- Born: February 15, 1980 (age 46) Worcester, Massachusetts, U.S.
- Education: Finance, international business, journalism
- Alma mater: Pennsylvania State University Columbia University
- Occupations: Journalist, financial expert, television personality and author
- Website: farnoosh.tv

= Farnoosh Torabi =

American financial correspondent

Farnoosh Torabi (born February 15, 1980) is an American personal finance expert, journalist, author, and television personality.

==Education and personal life==
Torabi was born to Iranian parents in Worcester, Massachusetts, and attended Harriton High School in suburban Philadelphia. She has a Bachelors of Science in finance and international business from Pennsylvania State University and a MS in journalism from Columbia University. In 2010, she was named an alumna of distinction by Penn State University for graduates under the age of 35.

On June 16, 2012, she married Tim Dussinger in Philadelphia. They have a son, Evan Kiani, who was born on June 21, 2014.

==Career==
Torabi began her career in 2003 as a researcher and reporter at Money magazine.
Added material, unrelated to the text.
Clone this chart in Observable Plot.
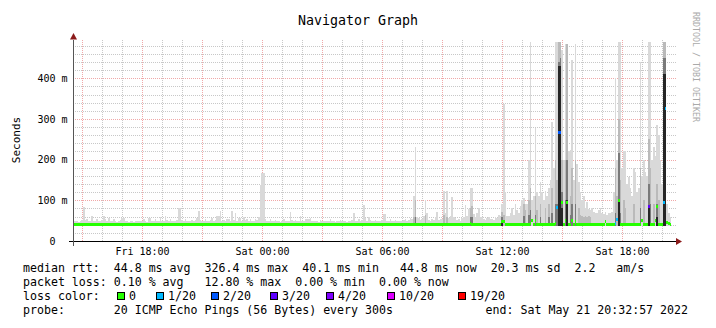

From 2004 to 2006 she lived in New York City and worked as a business producer and reporter at NY1 News. She later became a financial correspondent for Jim Cramer's TheStreet TV from 2006 to 2009 where she covered the stock market, the economy, small business and personal finance.

In 2008, she was the financial correspondent on Real Simple Real Life. In 2009, she became the host of SOAPnet's The Bank of Mom and Dad, an adaptation of the BBC reality series. The New York Times called her advice on that show "perfectly practical". That year Torabi also published You're So Money: Live Rich Even When You're Not. The book focuses on financial advice for young people. Her next book, Psych Yourself Rich was published in 2010 by FT Press.

In 2010, Torabi joined Yahoo! Finance to host a weekly video series entitled Financially Fit. The series ended in December 2013.

In 2014, Torabi published her third book, When She Makes More: 10 Rules for Breadwinning Women. In it, she candidly addresses how income imbalances affect relationships and family dynamics, and presents a bold strategy to achieving happiness at work and home.

On January 14, 2015, Torabi launched the award-winning podcast, So Money. The podcast has been recognized by Inc. magazine as a "Top Podcast to Grow Your Business".

Torabi currently hosts the CNBC primetime series Follow The Leader, where she spends 72 hours embedded in the life of an entrepreneur to learn how that businessperson ticks. The first season premiered on April 6, 2016.

In April 2016 it was announced that Torabi would become the new financial columnist for O, The Oprah Magazine, where she contributes a monthly column.

Torabi's work and advice has been featured in The New York Times, The Wall Street Journal, Fortune, Forbes, Time, Marie Claire, Glamour, Redbook and USA Today. She has appeared on major news and talk shows, including The Today Show, CNN, MSNBC, Good Morning America, The View and Live! with Kelly and Michael.